Now, the dance has gotten completely out of hand. And like lots of fliers -- I spoke to him as he waited for a flight at the Orlando airport -- Mica sees TSA's new "naked scanner" machines and groping, grossly invasive passenger pat-downs as just part of a larger problem. TSA, he says, is relying more on passenger humiliation than on practices that are proven staples of airport security.
For example, many security experts have urged TSA to adopt techniques, used with great success by the Israeli airline El Al, in which passengers are observed, profiled, and most importantly, questioned before boarding planes. So TSA created a program known as SPOT -- Screening of Passengers by Observation Techniques. It began hiring what it called behavior detection officers, who would be trained to notice passengers who acted suspiciously.

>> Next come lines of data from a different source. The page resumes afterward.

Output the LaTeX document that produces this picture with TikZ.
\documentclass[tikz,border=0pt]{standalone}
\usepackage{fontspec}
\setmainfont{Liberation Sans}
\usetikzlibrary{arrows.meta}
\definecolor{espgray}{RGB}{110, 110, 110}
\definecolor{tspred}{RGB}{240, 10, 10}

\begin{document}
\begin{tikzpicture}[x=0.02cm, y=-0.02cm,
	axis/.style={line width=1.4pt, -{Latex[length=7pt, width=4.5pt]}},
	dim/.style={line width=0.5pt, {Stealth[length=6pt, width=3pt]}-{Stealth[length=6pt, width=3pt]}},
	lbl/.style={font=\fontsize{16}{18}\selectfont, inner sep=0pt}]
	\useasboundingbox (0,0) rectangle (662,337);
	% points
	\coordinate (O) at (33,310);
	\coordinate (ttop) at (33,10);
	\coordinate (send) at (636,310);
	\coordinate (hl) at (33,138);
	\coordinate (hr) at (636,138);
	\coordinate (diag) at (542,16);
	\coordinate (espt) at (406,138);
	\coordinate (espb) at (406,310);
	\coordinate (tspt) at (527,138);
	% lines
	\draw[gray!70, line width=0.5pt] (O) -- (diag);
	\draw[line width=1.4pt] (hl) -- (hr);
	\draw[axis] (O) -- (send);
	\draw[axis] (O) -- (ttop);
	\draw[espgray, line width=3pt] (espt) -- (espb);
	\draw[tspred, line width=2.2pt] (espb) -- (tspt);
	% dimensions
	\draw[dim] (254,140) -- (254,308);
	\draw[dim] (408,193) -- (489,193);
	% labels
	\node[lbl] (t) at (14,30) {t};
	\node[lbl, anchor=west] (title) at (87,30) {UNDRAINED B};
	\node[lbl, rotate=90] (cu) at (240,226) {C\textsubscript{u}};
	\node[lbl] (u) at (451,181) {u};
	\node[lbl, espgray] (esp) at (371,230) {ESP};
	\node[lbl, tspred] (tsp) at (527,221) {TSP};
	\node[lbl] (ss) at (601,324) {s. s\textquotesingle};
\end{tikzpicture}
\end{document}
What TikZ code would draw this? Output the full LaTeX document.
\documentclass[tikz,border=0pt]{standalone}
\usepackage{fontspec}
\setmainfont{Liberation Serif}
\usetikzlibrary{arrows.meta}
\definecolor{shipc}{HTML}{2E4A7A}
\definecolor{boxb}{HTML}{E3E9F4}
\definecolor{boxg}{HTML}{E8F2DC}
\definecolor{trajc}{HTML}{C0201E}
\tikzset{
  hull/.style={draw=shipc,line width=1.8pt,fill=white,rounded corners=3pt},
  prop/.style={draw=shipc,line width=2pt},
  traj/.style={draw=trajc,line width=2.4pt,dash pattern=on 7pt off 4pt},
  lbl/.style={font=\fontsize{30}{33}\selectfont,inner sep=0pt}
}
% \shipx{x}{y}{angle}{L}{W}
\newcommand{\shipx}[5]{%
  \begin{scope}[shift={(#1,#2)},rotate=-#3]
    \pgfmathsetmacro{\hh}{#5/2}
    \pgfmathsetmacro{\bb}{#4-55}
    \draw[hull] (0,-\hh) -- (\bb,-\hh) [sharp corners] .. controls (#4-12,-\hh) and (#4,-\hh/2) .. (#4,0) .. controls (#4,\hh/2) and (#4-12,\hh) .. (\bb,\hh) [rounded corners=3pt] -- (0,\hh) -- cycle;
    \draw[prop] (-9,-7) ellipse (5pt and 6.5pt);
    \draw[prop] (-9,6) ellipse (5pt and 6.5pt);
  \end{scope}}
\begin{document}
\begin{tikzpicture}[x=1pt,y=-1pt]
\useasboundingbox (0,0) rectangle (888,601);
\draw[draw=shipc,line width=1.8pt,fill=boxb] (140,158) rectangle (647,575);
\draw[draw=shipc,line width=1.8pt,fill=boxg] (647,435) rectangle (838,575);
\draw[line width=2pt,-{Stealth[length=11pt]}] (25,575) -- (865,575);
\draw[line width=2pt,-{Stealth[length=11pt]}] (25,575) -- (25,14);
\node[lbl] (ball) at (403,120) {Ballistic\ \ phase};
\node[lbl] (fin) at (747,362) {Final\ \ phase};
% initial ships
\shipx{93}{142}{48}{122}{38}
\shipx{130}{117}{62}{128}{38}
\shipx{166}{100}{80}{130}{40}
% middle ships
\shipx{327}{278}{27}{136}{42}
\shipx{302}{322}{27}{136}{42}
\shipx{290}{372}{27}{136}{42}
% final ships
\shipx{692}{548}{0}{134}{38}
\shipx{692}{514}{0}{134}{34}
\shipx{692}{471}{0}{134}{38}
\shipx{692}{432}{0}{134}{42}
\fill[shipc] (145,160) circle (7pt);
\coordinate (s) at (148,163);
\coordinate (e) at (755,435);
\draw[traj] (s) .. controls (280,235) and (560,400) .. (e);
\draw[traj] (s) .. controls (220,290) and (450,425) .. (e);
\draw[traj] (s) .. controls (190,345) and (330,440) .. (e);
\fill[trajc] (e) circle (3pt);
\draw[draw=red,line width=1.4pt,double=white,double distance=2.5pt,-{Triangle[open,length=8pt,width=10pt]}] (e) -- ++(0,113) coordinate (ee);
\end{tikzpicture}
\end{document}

TSA now employs about 3,000 behavior detection officers, stationed at about 160 airports across the country.
The problem is, they're doing it all wrong. A recent Government Accountability Office study found that TSA "deployed SPOT nationwide without first validating the scientific basis for identifying suspicious passengers in an airport environment." They haven't settled on the standards needed to stop bad actors.
"It's not an Israeli model, it's a TSA, screwed-up model," says Mica. "It should actually be the person who's looking at the ticket and talking to the individual. Instead, they've hired people to stand around and observe, which is a bastardization of what should be done."
In a May 2010 letter to Department of Homeland Security Secretary Janet Napolitano, Mica noted that the GAO "discovered that since the program's inception, at least 17 known terrorists ... have flown on 24 different occasions, passing through security at eight SPOT airports." One of those known terrorists was Faisal Shahzad, who made it past SPOT monitors onto a Dubai-bound plane at New York's JFK International Airport not long after trying to set off a car bomb in Times Square. Federal agents nabbed him just before departure.
Mica and other critics in Congress want to see quick and meaningful changes in the way TSA works. They go back to the days just after Sept. 11, when there was a hot debate about whether the new passenger-screening force would be federal employees, as most Democrats wanted, or private contractors, as most Republicans wanted. Democrats won and TSA has been growing ever since.
But the law did allow a test program in which five airports were allowed to use private contractors. A number of studies done since then have shown that contractors perform a bit better than federal screeners, and they're also more flexible and open to innovation. (The federal government pays the cost of screening whether performed by the TSA or by contractors, and contractors work under federal supervision.)
TSA critics know a federal-to-private change won't solve all of the problems with airport security. But it might create the conditions under which some of those problems could indeed be fixed. With passenger anger overflowing and new leadership in the House, something might finally get done.